Issue (i): Whether the extended period of limitation could be invoked in respect of the demand based on valuation of parts cleared to the assessee's own factory for further manufacture.
Analysis: The assessee had filed separate price lists disclosing the two categories of clearances and the differential valuation issue was not shown to involve any deliberate suppression or other circumstance justifying extended limitation. The reasoning accepted that the demand was otherwise sustainable on merits, but held that the facts did not establish an intent to evade duty so as to attract the longer period.
Conclusion: The extended period of limitation was not available to the department. The demand survived only for the normal period and the penalty on this issue was set aside.
Issue (ii): Whether penalty was exigible under the Modvat penalty provision where credit was taken on inputs which later became obsolete or otherwise unusable.
Analysis: The relevant Modvat scheme distinguished between the taking of credit and its utilisation. Penalty under the applicable rule was linked to wrongful taking of credit by fraud, wilful misstatement, suppression, or similar intent to evade duty. On the facts, the credit had been taken when inputs were received, while the subsequent obsolescence or non-use of the inputs did not show that the original taking of credit was fraudulent or intended to evade duty.

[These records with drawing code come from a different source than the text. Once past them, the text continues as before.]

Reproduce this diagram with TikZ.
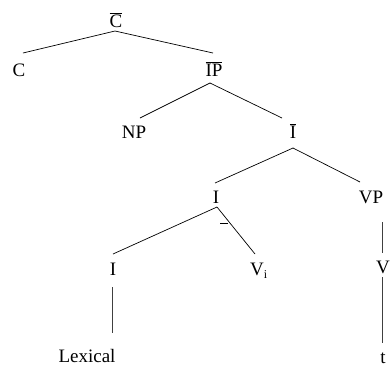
\documentclass[tikz,border=0pt]{standalone}
\usepackage{fontspec}
\setmainfont{Liberation Serif}
\begin{document}
\begin{tikzpicture}[x=1pt,y=-1pt,
  lbl/.style={inner sep=0pt, anchor=base, font=\fontsize{19}{22}\selectfont},
  edge/.style={line width=0.7pt, black},
  vedge/.style={line width=0.6pt, black!75}]
\useasboundingbox (0,0) rectangle (390,368);
% nodes (positions are baselines)
\node[lbl] (cbar)  at (116,27)  {$\overline{\hbox{C}}$};
\node[lbl] (c)     at (19,76)   {C};
\node[lbl] (ipbar) at (214,76)  {$\overline{\hbox{IP}}$};
\node[lbl] (np)    at (134,138) {NP};
\node[lbl] (ibar)  at (293,138) {$\overline{\hbox{I}}$};
\node[lbl] (itwo)  at (216,203) {I};
\node[lbl] (vp)    at (371,203) {VP};
\node[lbl] (ithree) at (113,275) {I};
\node[lbl, anchor=base west] (vi) at (250,275) {V\raisebox{-0.35ex}{\fontsize{12}{12}\selectfont i}};
\node[lbl] (v)     at (383,273) {V};
\node[lbl] (lex)   at (87,362)  {Lexical};
\node[lbl] (t)     at (383,363) {t};
% connectors
\draw[edge] ([shift={(-1,4)}]cbar.base) -- ([shift={(4,-23)}]c.base);
\draw[edge] ([shift={(-1,4)}]cbar.base) -- ([shift={(-1,-23)}]ipbar.base);
\draw[edge] ([shift={(-4,7)}]ipbar.base) -- ([shift={(6,-20)}]np.base);
\draw[edge] ([shift={(-4,7)}]ipbar.base) -- ([shift={(-11,-20)}]ibar.base);
\draw[edge] ([shift={(0,10)}]ibar.base) -- ([shift={(-1,-20)}]itwo.base);
\draw[edge] ([shift={(0,10)}]ibar.base) -- ([shift={(-11,-21)}]vp.base);
\draw[edge] ([shift={(1,4)}]itwo.base) -- ([shift={(0,-21)}]ithree.base);
\draw[edge] ([shift={(1,4)}]itwo.base) -- ([shift={(5,-21)}]vi.base west);
\draw[edge] ([shift={(4,20)}]itwo.base) -- ([shift={(12,20)}]itwo.base);
\draw[vedge] ([shift={(-1,12)}]ithree.base) -- ([shift={(25,-29)}]lex.base);
\draw[vedge] ([shift={(11,19)}]vp.base) -- ([shift={(-1,-20)}]v.base);
\draw[vedge] ([shift={(-1,4)}]v.base) -- ([shift={(-1,-20)}]t.base);
\end{tikzpicture}
\end{document}
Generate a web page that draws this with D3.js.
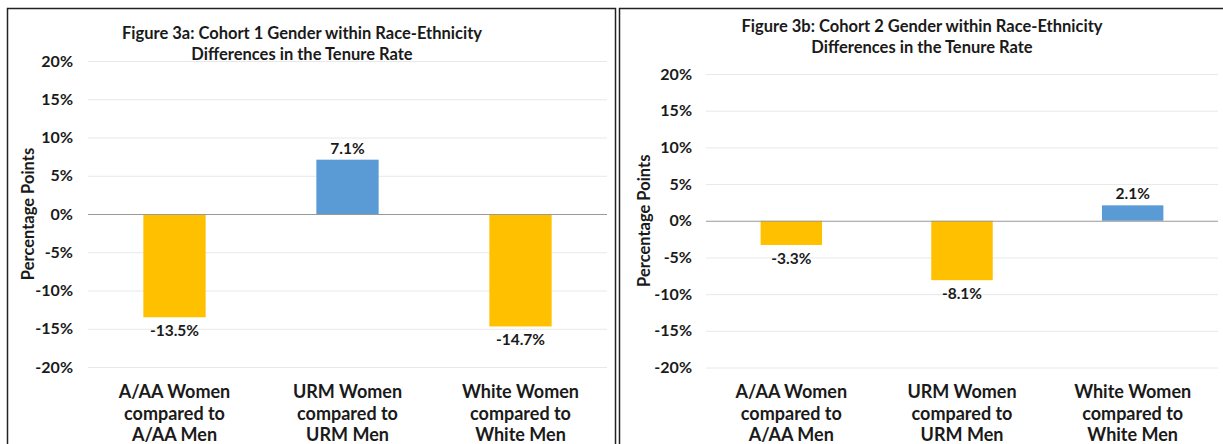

Conclusion: The penalty was not sustainable and was set aside.
Final Conclusion: The appeal succeeded on the limitation and penalty questions, while the duty liability remained confined to the normal period.
Ratio Decidendi: Extended limitation and penalty provisions of indirect tax law require a finding of fraud, suppression, or intent to evade duty; mere wrong valuation disclosure or subsequent non-utilisation of inputs, without such intent, does not justify their invocation.